%%
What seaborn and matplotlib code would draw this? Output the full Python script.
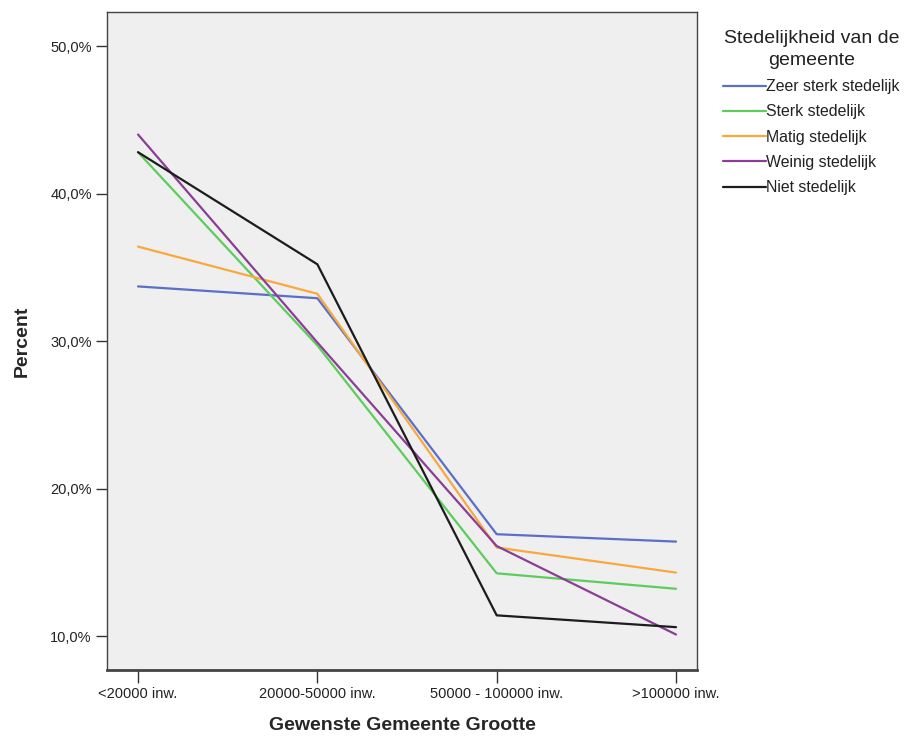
import matplotlib
matplotlib.use("Agg")
import matplotlib.pyplot as plt
import seaborn as sns
import pandas as pd
from matplotlib.ticker import FuncFormatter

categories = ["<20000 inw.", "20000-50000 inw.", "50000 - 100000 inw.", ">100000 inw."]
zeer_sterk = [33.7, 32.9, 16.9, 16.4]
sterk = [42.8, 29.7, 14.25, 13.2]
matig = [36.4, 33.2, 16.0, 14.3]
weinig = [44.0, 29.9, 16.1, 10.1]
niet = [42.8, 35.2, 11.4, 10.6]
series_names = ["Zeer sterk stedelijk", "Sterk stedelijk", "Matig stedelijk",
                "Weinig stedelijk", "Niet stedelijk"]
colors = ["#5b6fc8", "#5ccd5c", "#f9a93c", "#8a3e95", "#1c1c1c"]

rows = []
for name, vals in zip(series_names, [zeer_sterk, sterk, matig, weinig, niet]):
    for i, (c, v) in enumerate(zip(categories, vals)):
        rows.append({"pos": i, "cat": c, "Percent": v, "Stedelijkheid": name})
df = pd.DataFrame(rows)

sns.set_theme(style="white")
plt.rcParams["font.family"] = ["Liberation Sans", "DejaVu Sans"]

fig = plt.figure(figsize=(9.07, 7.38), dpi=100)
ax = fig.add_axes([107/907, 1-670/738, 590/907, 658/738])
ax.set_facecolor("#efefef")

sns.lineplot(data=df, x="pos", y="Percent", hue="Stedelijkheid",
             palette=dict(zip(series_names, colors)), hue_order=series_names,
             linewidth=1.6, ax=ax, legend=True)

ax.set_xlim(-0.173, 3.117)
ax.set_ylim(10 - 34/14.75, 10 + 624/14.75)
ax.set_xticks(range(len(categories)))
ax.set_xticklabels(categories, fontsize=10.5, color="#222222")
ax.set_yticks([10, 20, 30, 40, 50])
ax.yaxis.set_major_formatter(FuncFormatter(lambda v, p: f"{v:.1f}%".replace(".", ",")))
ax.tick_params(axis="y", labelsize=10.5, length=8, width=1, color="#333333", left=True, pad=3,
               labelcolor="#222222")
ax.tick_params(axis="x", labelsize=10.5, length=9, width=1, color="#333333", bottom=True, pad=3)
for s in ax.spines.values():
    s.set_color("#444444")
    s.set_linewidth(1.0)
ax.spines["bottom"].set_linewidth(2.0)

ax.set_xlabel("Gewenste Gemeente Grootte", fontsize=14, fontweight="bold", labelpad=12)
ax.set_ylabel("Percent", fontsize=14, fontweight="bold", labelpad=14)

handles, labels = ax.get_legend_handles_labels()
leg = ax.legend(handles, labels, title="Stedelijkheid van de\ngemeente",
                loc="upper left", bbox_to_anchor=(1.025, 0.99), frameon=False,
                fontsize=11.4, title_fontsize=14, handlelength=2.7,
                handletextpad=0.05, labelspacing=0.65, borderaxespad=0.3)
leg._legend_box.align = "center"
leg.get_title().set_multialignment("center")
leg.get_title().set_linespacing(1.4)
leg.get_title().set_color("#222222")
for t in leg.get_texts():
    t.set_color("#222222")

fig.savefig("out.png", dpi=100)
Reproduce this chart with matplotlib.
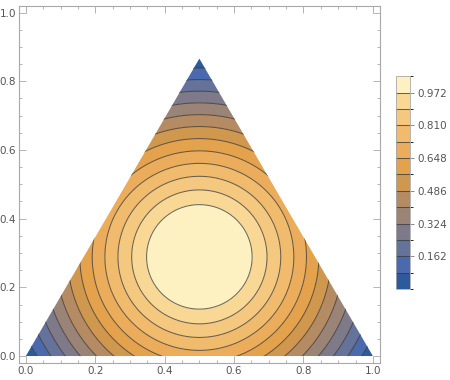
import numpy as np
import matplotlib
matplotlib.use('Agg')
import matplotlib.pyplot as plt
from matplotlib.patches import Polygon
from matplotlib.colors import ListedColormap, BoundaryNorm
from matplotlib.cm import ScalarMappable
import matplotlib.ticker as mticker

# contour values (0.081 steps) and the band colours between them
levels = [0.081, 0.162, 0.243, 0.324, 0.405, 0.486, 0.567,
          0.648, 0.729, 0.810, 0.891, 0.972]
bounds = [0.0] + levels + [1.053]
band_colors = ['#2d5a9a', '#4a6aad', '#657299', '#7e7a8a', '#9a8477',
               '#b58b64', '#d0984f', '#e3a24b', '#ebad5c', '#f0bb6d',
               '#f5c880', '#f9d795', '#fdf1c1']
cbar_ticks = [0.162, 0.324, 0.486, 0.648, 0.810, 0.972]
xticks = [0.0, 0.2, 0.4, 0.6, 0.8, 1.0]
yticks = [0.0, 0.2, 0.4, 0.6, 0.8, 1.0]

# triangle and the radial field peaking at its centroid
vertices = [(0.0, 0.0), (1.0, 0.0), (0.5, 0.866)]
centre = (0.5, 0.2887)
peak, slope, soft = 1.506, 2.5, 0.15

grey = '#555555'
frame = '#a8a8a8'

x = np.linspace(-0.02, 1.02, 700)
y = np.linspace(-0.02, 1.02, 700)
X, Y = np.meshgrid(x, y)
R2 = (X - centre[0]) ** 2 + (Y - centre[1]) ** 2
Z = peak - slope * np.sqrt(R2 + soft ** 2)
Z = np.clip(Z, 0.001, 1.05)

cmap = ListedColormap(band_colors)
norm = BoundaryNorm(bounds, cmap.N)

fig = plt.figure(figsize=(4.5, 3.8), dpi=100)
ax = fig.add_axes([0.042, 0.045, 0.802, 0.94])

tri = Polygon(vertices, closed=True, facecolor='none', edgecolor='none')
ax.add_patch(tri)

cf = ax.contourf(X, Y, Z, levels=bounds, cmap=cmap, norm=norm)
cf.set_clip_path(tri)
cl = ax.contour(X, Y, Z, levels=levels, colors='#3a3a3a',
                linewidths=0.75, alpha=0.75)
cl.set_clip_path(tri)

ax.set_xlim(-0.02, 1.02)
ax.set_ylim(-0.02, 1.02)
ax.set_xticks(xticks)
ax.set_yticks(yticks)
ax.xaxis.set_major_formatter(mticker.FormatStrFormatter('%.1f'))
ax.yaxis.set_major_formatter(mticker.FormatStrFormatter('%.1f'))
ax.xaxis.set_minor_locator(mticker.MultipleLocator(0.05))
ax.yaxis.set_minor_locator(mticker.MultipleLocator(0.05))
ax.tick_params(which='both', direction='in', top=True, right=True,
               color=frame, labelcolor=grey, labelsize=7.5, width=0.6)
ax.tick_params(which='major', length=5, pad=2)
ax.tick_params(which='minor', length=2.5)
for s in ax.spines.values():
    s.set_color(frame)
    s.set_linewidth(0.8)

# legend bar
cax = fig.add_axes([0.88, 0.2395, 0.031, 0.56])
cb = fig.colorbar(ScalarMappable(norm=norm, cmap=cmap), cax=cax,
                  boundaries=bounds, ticks=cbar_ticks, spacing='uniform')
cb.ax.yaxis.set_major_formatter(mticker.FormatStrFormatter('%.3f'))
for lv in levels:
    cax.axhline(lv, color='#3a3a3a', lw=0.75, alpha=0.75)
cb.outline.set_edgecolor(frame)
cb.outline.set_linewidth(0.6)
cax.tick_params(direction='out', length=3, width=0.6, color='#777777',
                labelcolor=grey, labelsize=7.5, pad=2)

fig.savefig('out.png', dpi=100)
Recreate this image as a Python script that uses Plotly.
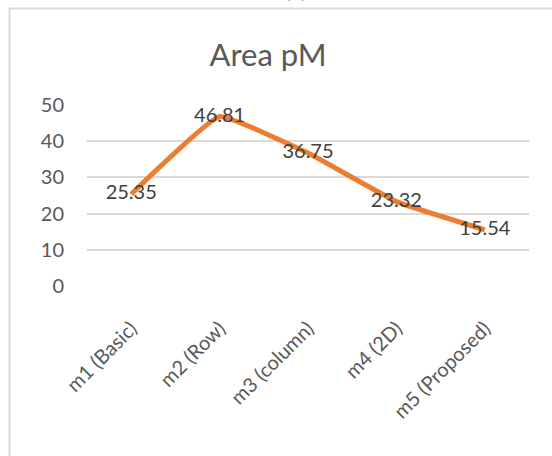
import plotly.graph_objects as go

# Area values for each method
methods = ["m1 (Basic)", "m2 (Row)", "m3 (column)", "m4 (2D)", "m5 (Proposed)"]
area_pm = [25.35, 46.81, 36.75, 23.32, 15.54]
y_ticks = [0, 10, 20, 30, 40, 50]

W, H = 552, 456
L, R, T, B = 87, 23, 105, 170
pw, ph = W - L - R, H - T - B


def px_x(px):
    return (px - L) / pw


def px_y(py):
    return (H - B - py) / ph


fig = go.Figure()
fig.add_trace(go.Scatter(
    x=methods, y=area_pm,
    mode="lines+text",
    line=dict(color="#ED7D31", width=5, shape="spline", smoothing=0.3),
    text=[f"{v:.2f}" for v in area_pm],
    textposition="middle center",
    textfont=dict(family="Lato", size=20, color="#404040"),
    cliponaxis=False,
    hoverinfo="skip",
))

fig.update_layout(
    width=W, height=H,
    margin=dict(l=L, r=R, t=T, b=B),
    paper_bgcolor="white", plot_bgcolor="white",
    showlegend=False,
    font=dict(family="Lato", color="#595959"),
    title=dict(text="Area pM", x=268 / W, xref="container", xanchor="center",
               y=1 - 55 / H, yref="container", yanchor="middle",
               font=dict(family="Lato", size=31, color="#595959")),
    xaxis=dict(type="category", range=[-0.5, len(methods) - 0.5],
               showgrid=False, showline=False, zeroline=False,
               tickangle=-45, tickfont=dict(size=20, color="#595959"),
               ticks="", ticklabelstandoff=26),
    yaxis=dict(range=[0, 50], tickvals=y_ticks, showgrid=True,
               gridcolor="#D9D9D9", gridwidth=1.5, zeroline=False,
               showline=False, ticks="", ticklabelstandoff=22,
               tickfont=dict(size=20, color="#595959")),
    shapes=[dict(type="rect", xref="paper", yref="paper",
                 x0=px_x(9.5), x1=px_x(600), y0=px_y(500), y1=px_y(8.5),
                 line=dict(color="#D9D9D9", width=2), layer="below")],
    annotations=[dict(text="(b)", xref="paper", yref="paper",
                      x=px_x(295), y=px_y(4), xanchor="center", yanchor="bottom",
                      showarrow=False, font=dict(family="Lato", size=20, color="#404040"))],
)

fig.write_html("out.html")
%%
- [Problem]: Copy all lines from the material that include "Python".

- [Full answer]:
What seaborn and matplotlib code would draw this? Output the full Python script.
Recreate this image as a Python script that uses Plotly.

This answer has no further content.